» **Exercise directions**
Out of all the lines below, count those with the word "chart". Give the number only.

*****

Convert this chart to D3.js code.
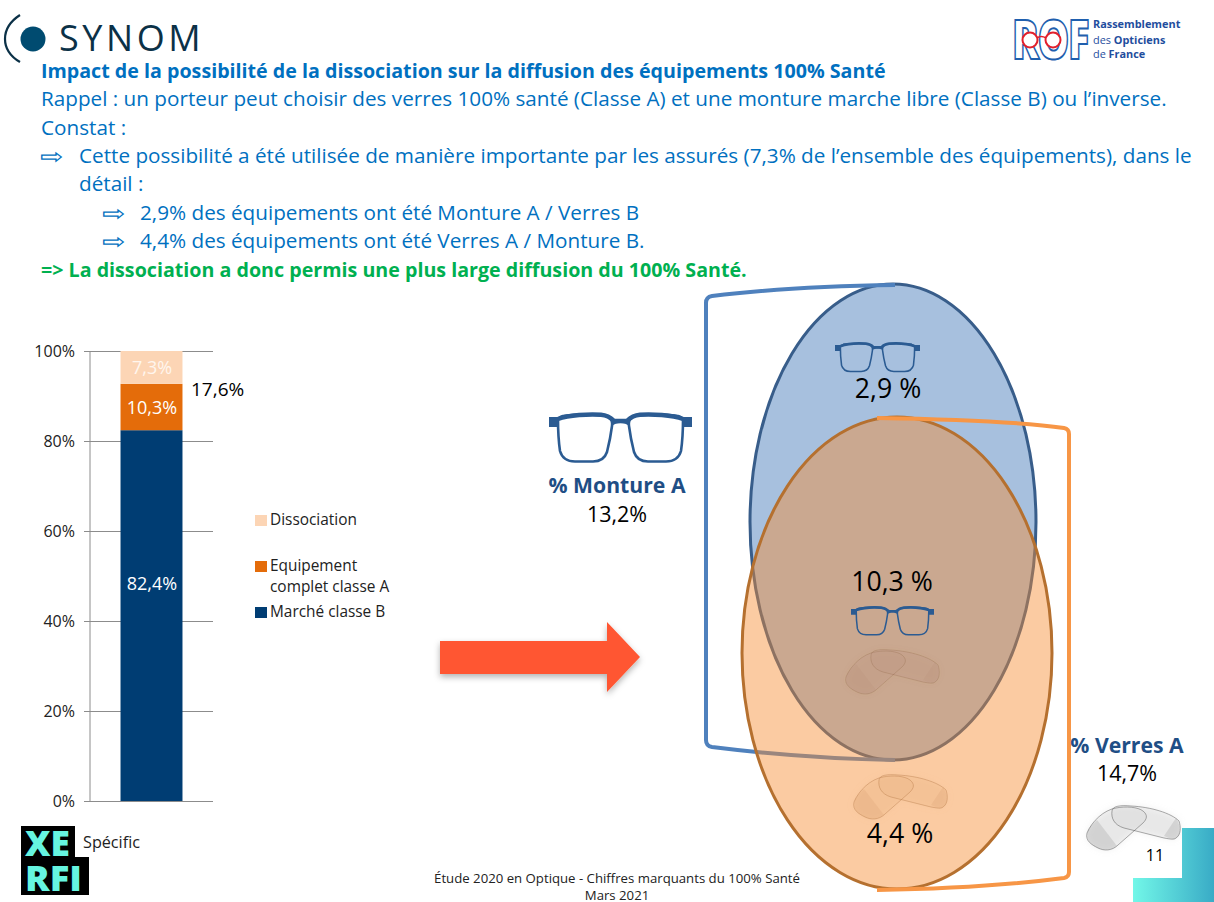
<!DOCTYPE html>
<html>
<head>
<meta charset="utf-8">
<script src="https://cdnjs.cloudflare.com/ajax/libs/d3/7.8.5/d3.min.js"></script>
<style>
  html, body { margin: 0; padding: 0; background: #fff; }
  svg { display: block; }
  text { font-family: "Open Sans", sans-serif; }
</style>
</head>
<body>
<svg id="chart" width="1214" height="902"></svg>
<script>
// chart data
const categories = ["Marché classe B", "Equipement complet classe A", "Dissociation"];
const shares = [82.4, 10.3, 7.3];
const shareLabels = ["82,4%", "10,3%", "7,3%"];
const yTicks = [0, 20, 40, 60, 80, 100];
const totalLabel = "17,6%";
const legendLines = [["Dissociation"], ["Equipement", "complet classe A"], ["Marché classe B"]];

// venn data
const vennLabels = ["2,9 %", "10,3 %", "4,4 %"];
const sideTitles = ["% Monture A", "% Verres A"];
const sideValues = ["13,2%", "14,7%"];

const heading = "Impact de la possibilité de la dissociation sur la diffusion des équipements 100% Santé";
const bodyLines = [
  "Rappel : un porteur peut choisir des verres 100% santé (Classe A) et une monture marche libre (Classe B) ou l’inverse.",
  "Constat :"
];
const bullet1 = ["Cette possibilité a été utilisée de manière importante par les assurés (7,3% de l’ensemble des équipements), dans le", "détail :"];
const bullet2 = ["2,9% des équipements ont été Monture A / Verres B", "4,4% des équipements ont été Verres A / Monture B."];
const conclusion = "=> La dissociation a donc permis une plus large diffusion du 100% Santé.";
const footer = ["Étude 2020 en Optique - Chiffres marquants du 100% Santé", "Mars 2021"];

const colors = { "Marché classe B": "#003d73", "Equipement complet classe A": "#e46c0a", "Dissociation": "#fcd5b5" };
const blue = "#0070c0";

const svg = d3.select("#chart");
const defs = svg.append("defs");

const shadow = defs.append("filter").attr("id", "shadow").attr("x", "-20%").attr("y", "-20%").attr("width", "140%").attr("height", "150%");
shadow.append("feDropShadow").attr("dx", 0).attr("dy", 3).attr("stdDeviation", 3).attr("flood-color", "#000").attr("flood-opacity", 0.3);

const soft = defs.append("filter").attr("id", "soft").attr("x", "-20%").attr("y", "-30%").attr("width", "140%").attr("height", "160%");
soft.append("feGaussianBlur").attr("stdDeviation", 3);

const corner = defs.append("linearGradient").attr("id", "corner");
corner.append("stop").attr("offset", "0%").attr("stop-color", "#72f7e8");
corner.append("stop").attr("offset", "100%").attr("stop-color", "#39abc6");

// ---- header text
const txt = svg.append("g").attr("fill", blue).attr("font-size", 20.7);
txt.append("text").attr("x", 41).attr("y", 78).attr("font-size", 19.67).attr("font-weight", 700).text(heading);
txt.selectAll(".body").data(bodyLines).join("text")
  .attr("x", 41).attr("y", (d, i) => 106 + i * 29).text(d => d);
txt.append("text").attr("x", 40).attr("y", 164).attr("font-family", "DejaVu Sans").attr("font-size", 22)
  .attr("textLength", 23).attr("lengthAdjust", "spacingAndGlyphs").text("⇨");
txt.selectAll(".b1").data(bullet1).join("text")
  .attr("x", 79).attr("y", (d, i) => 163 + i * 28).text(d => d);
txt.selectAll(".arrow2").data(bullet2).join("text")
  .attr("x", 102).attr("y", (d, i) => 221 + i * 28).attr("font-family", "DejaVu Sans").attr("font-size", 22)
  .attr("textLength", 23).attr("lengthAdjust", "spacingAndGlyphs").text("⇨");
txt.selectAll(".b2").data(bullet2).join("text")
  .attr("x", 140).attr("y", (d, i) => 220 + i * 28).text(d => d);
txt.append("text").attr("x", 41).attr("y", 277).attr("font-size", 19.67).attr("font-weight", 700).attr("fill", "#00b050").text(conclusion);

// ---- logos
const synom = svg.append("g");
synom.append("path").attr("d", "M20,15 C0,28 0,50 20,62").attr("fill", "none").attr("stroke", "#0b3147").attr("stroke-width", 2.2);
synom.append("circle").attr("cx", 33).attr("cy", 39).attr("r", 12.5).attr("fill", "#004b70");
synom.append("text").attr("x", 59).attr("y", 51).attr("font-family", "Lato").attr("font-size", 36).attr("letter-spacing", 3.6).attr("fill", "#0b3147").text("SYNOM");

const rof = svg.append("g");
rof.append("text").attr("transform", "translate(1012,59) scale(1,1.37)").attr("font-family", "Roboto").attr("font-weight", 900).attr("font-size", 40)
  .attr("letter-spacing", -1.5).attr("fill", "#fff").attr("stroke", "#1f5fae").attr("stroke-width", 1.4).text("ROF");
rof.selectAll("circle").data([1030, 1053]).join("circle").attr("cx", d => d).attr("cy", 40).attr("r", 7.5)
  .attr("fill", "#fff").attr("stroke", "#e2202c").attr("stroke-width", 2);
rof.append("path").attr("d", "M1037,38Q1041,35 1046,38").attr("fill", "none").attr("stroke", "#e2202c").attr("stroke-width", 1.6);
const rofText = rof.append("g").attr("font-family", "Lato").attr("font-size", 10.9).attr("fill", "#1f4e9e");
rofText.append("text").attr("x", 1093).attr("y", 28).attr("font-weight", 700).text("Rassemblement");
const rof2 = rofText.append("text").attr("x", 1093).attr("y", 44);
rof2.append("tspan").text("des ");
rof2.append("tspan").attr("font-weight", 700).text("Opticiens");
const rof3 = rofText.append("text").attr("x", 1093).attr("y", 58);
rof3.append("tspan").text("de ");
rof3.append("tspan").attr("font-weight", 700).text("France");

const xerfi = svg.append("g");
xerfi.append("path").attr("d", "M21,826H75V857H89V895H21Z").attr("fill", "#000");
const xerfiText = xerfi.append("g").attr("font-family", "Roboto").attr("font-weight", 900).attr("font-size", 36).attr("fill", "#66f5e0");
xerfiText.append("text").attr("x", 25).attr("y", 856).attr("textLength", 45).attr("lengthAdjust", "spacingAndGlyphs").text("XE");
xerfiText.append("text").attr("x", 25).attr("y", 891).attr("textLength", 57).attr("lengthAdjust", "spacingAndGlyphs").text("RFI");
svg.append("text").attr("x", 83).attr("y", 848).attr("font-size", 16.2).attr("fill", "#222").text("Spécific");

// ---- stacked bar
const x = d3.scaleBand().domain(["total"]).range([90, 213]).padding(0.33);
const y = d3.scaleLinear().domain([0, 100]).range([801, 351]);

const row = { total: "total" };
categories.forEach((c, i) => { row[c] = shares[i]; });
const stacked = d3.stack().keys(categories)([row]);

const yAxis = d3.axisLeft(y).tickValues(yTicks).tickFormat(d => d + "%").tickSize(129).tickSizeOuter(0).tickPadding(9);
const axisG = svg.append("g").attr("transform", "translate(213,0)").call(yAxis);
axisG.select(".domain").remove();
axisG.selectAll("line").attr("stroke", "#8c8c8c");
axisG.selectAll("text").attr("font-size", 16).attr("fill", "#222").attr("font-family", "Open Sans").attr("dy", "0.36em");
svg.append("line").attr("x1", 90).attr("x2", 90).attr("y1", y(100)).attr("y2", y(0)).attr("stroke", "#8c8c8c");

svg.append("g").selectAll("rect").data(stacked).join("rect")
  .attr("x", x("total"))
  .attr("width", x.bandwidth())
  .attr("y", d => y(d[0][1]))
  .attr("height", d => y(d[0][0]) - y(d[0][1]))
  .attr("fill", d => colors[d.key]);

svg.append("g").selectAll("text").data(stacked).join("text")
  .attr("x", x("total") + x.bandwidth() / 2 + 0.5)
  .attr("y", (d, i) => (i === 0 ? y(48.5) : y((d[0][0] + d[0][1]) / 2)) + 7)
  .attr("text-anchor", "middle")
  .attr("font-size", 18)
  .attr("fill", (d, i) => i === 2 ? "#fff6ee" : "#fff")
  .text((d, i) => shareLabels[i]);

svg.append("text").attr("x", 191).attr("y", 396).attr("font-family", "Liberation Sans").attr("font-size", 19).attr("fill", "#000").text(totalLabel);

// legend
const legendTop = [515, 561, 607];
const legendKeys = ["Dissociation", "Equipement complet classe A", "Marché classe B"];
const legend = svg.append("g").selectAll("g").data(legendLines).join("g")
  .attr("transform", (d, i) => `translate(255,${legendTop[i]})`);
legend.append("rect").attr("width", 12).attr("height", 11).attr("fill", (d, i) => colors[legendKeys[i]]);
legend.selectAll("text").data(d => d).join("text")
  .attr("x", 15).attr("y", (d, i) => 10 + i * 21)
  .attr("font-size", 15.4).attr("fill", "#222").text(d => d);

// ---- big arrow
svg.append("path").attr("d", "M440,641H607V622L640,657L607,692V674H440Z").attr("fill", "#ff5733").attr("filter", "url(#shadow)");

// ---- venn
svg.append("ellipse").attr("cx", 893).attr("cy", 522).attr("rx", 143).attr("ry", 238)
  .attr("fill", "#4f81bd").attr("fill-opacity", 0.5).attr("stroke", "#385d8a").attr("stroke-width", 3);
svg.append("path").attr("d", "M895,285C830,286 760,290 712,296Q706,297 706,303V740Q706,746 712,747C760,753 830,759 895,760")
  .attr("fill", "none").attr("stroke", "#4f81bd").attr("stroke-width", 4);
svg.append("ellipse").attr("cx", 897).attr("cy", 653).attr("rx", 155).attr("ry", 236)
  .attr("fill", "#f68c31").attr("fill-opacity", 0.45).attr("stroke", "#b5702f").attr("stroke-width", 3);
svg.append("path").attr("d", "M877,418C940,419 1015,421 1064,428Q1069,429 1069,434V872Q1069,877 1064,878C1010,885 940,889 877,890")
  .attr("fill", "none").attr("stroke", "#f79646").attr("stroke-width", 4);

// glasses drawn in a 143 x 51 box
function glasses(px, py, w) {
  const g = svg.append("g").attr("transform", `translate(${px},${py}) scale(${w / 143})`)
    .attr("fill", "none").attr("stroke", "#2b5b92");
  const lens = "M9,8C9,22 10,32 11,39C13,46 18,49.5 26,49.5L44,49.5C52,49.5 56,46 58,40C60,32 62,22 63,14C64,7 60,3.5 52,3C40,2 24,2.5 14,4C11,5 9,6 9,8Z";
  g.append("path").attr("d", lens).attr("stroke-width", 2.6);
  g.append("path").attr("d", lens).attr("stroke-width", 2.6).attr("transform", "translate(143,0) scale(-1,1)");
  g.append("path").attr("d", "M9,7C20,3 40,2 52,2.8C60,3.5 63,7 65,9L78,9C80,7 83,3.5 91,2.8C103,2 123,3 134,7").attr("stroke-width", 4.5);
  g.append("path").attr("d", "M63,8H80V14C76,10 67,10 63,14Z").attr("fill", "#2b5b92").attr("stroke", "none");
  g.append("path").attr("d", "M0,5H10V15H0ZM133,5H143V15H133Z").attr("fill", "#2b5b92").attr("stroke", "none");
}
glasses(549, 412, 143);
glasses(835, 342, 85);
glasses(851, 606, 83);

// pair of lenses drawn in a 94 x 47 box
function lenses(px, py, fill, wedge, edge, halo) {
  const g = svg.append("g").attr("transform", `translate(${px},${py})`);
  const left = "M1,30C6,18 18,7 30,5C40,3 52,4 57,8C62,12 61,16 57,20L32,42C26,48 18,48 12,45C6,42 -1,38 1,30Z";
  const right = "M26,8C26,3 35,2 45,3C65,4 85,10 93,18C95,24 95,32 90,35C88,37 84,36 78,35L38,25C28,22 25,15 26,8Z";
  g.append("path").attr("d", left + right).attr("fill", halo).attr("filter", "url(#soft)");
  g.append("path").attr("d", "M2,27C4,24 7,20 11,17L31,43C26,47 18,48 12,45C6,42 -1,38 2,27Z").attr("fill", wedge);
  g.append("path").attr("d", "M78,33L90,15C95,22 95,32 90,35C88,37 84,36 78,33Z").attr("fill", wedge);
  [left, right].forEach(d => {
    g.append("path").attr("d", d).attr("fill", fill).attr("stroke", edge).attr("stroke-width", 0.9);
  });
}
lenses(1086, 803, "rgba(150,150,150,0.08)", "rgba(120,120,120,0.2)", "rgba(70,70,70,0.5)", "rgba(190,190,190,0.25)");
lenses(853, 772, "rgba(200,130,70,0.06)", "rgba(190,120,60,0.1)", "rgba(170,110,60,0.4)", "rgba(220,170,120,0.15)");
lenses(845, 647, "rgba(120,70,40,0.02)", "rgba(120,70,40,0.04)", "rgba(130,85,55,0.25)", "rgba(150,110,80,0.06)");

const vennX = [888, 892, 900], vennY = [398, 591, 843];
svg.append("g").selectAll("text").data(vennLabels).join("text")
  .attr("x", (d, i) => vennX[i]).attr("y", (d, i) => vennY[i])
  .attr("text-anchor", "middle").attr("font-size", 26.7).attr("fill", "#000").text(d => d);

const sideX = [617, 1127], titleY = [493, 753], valueY = [522, 781];
svg.append("g").selectAll("text").data(sideTitles).join("text")
  .attr("x", (d, i) => sideX[i]).attr("y", (d, i) => titleY[i])
  .attr("text-anchor", "middle").attr("font-size", 21.2).attr("font-weight", 700).attr("fill", "#1f4e85").text(d => d);
svg.append("g").selectAll("text").data(sideValues).join("text")
  .attr("x", (d, i) => sideX[i]).attr("y", (d, i) => valueY[i])
  .attr("text-anchor", "middle").attr("font-size", 21.5).attr("fill", "#000").text(d => d);

// ---- slide furniture
svg.append("path").attr("d", "M1182,828H1214V902H1133V878H1182Z").attr("fill", "url(#corner)");
svg.append("text").attr("x", 1155).attr("y", 861).attr("text-anchor", "middle").attr("font-size", 16).attr("fill", "#000").text("11");
svg.append("g").selectAll("text").data(footer).join("text")
  .attr("x", 617).attr("y", (d, i) => 883 + i * 16.5)
  .attr("text-anchor", "middle").attr("font-family", "DejaVu Sans").attr("font-size", 13.2).attr("fill", "#222").text(d => d);
</script>
</body>
</html>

*****

» **Answer to this problem**
4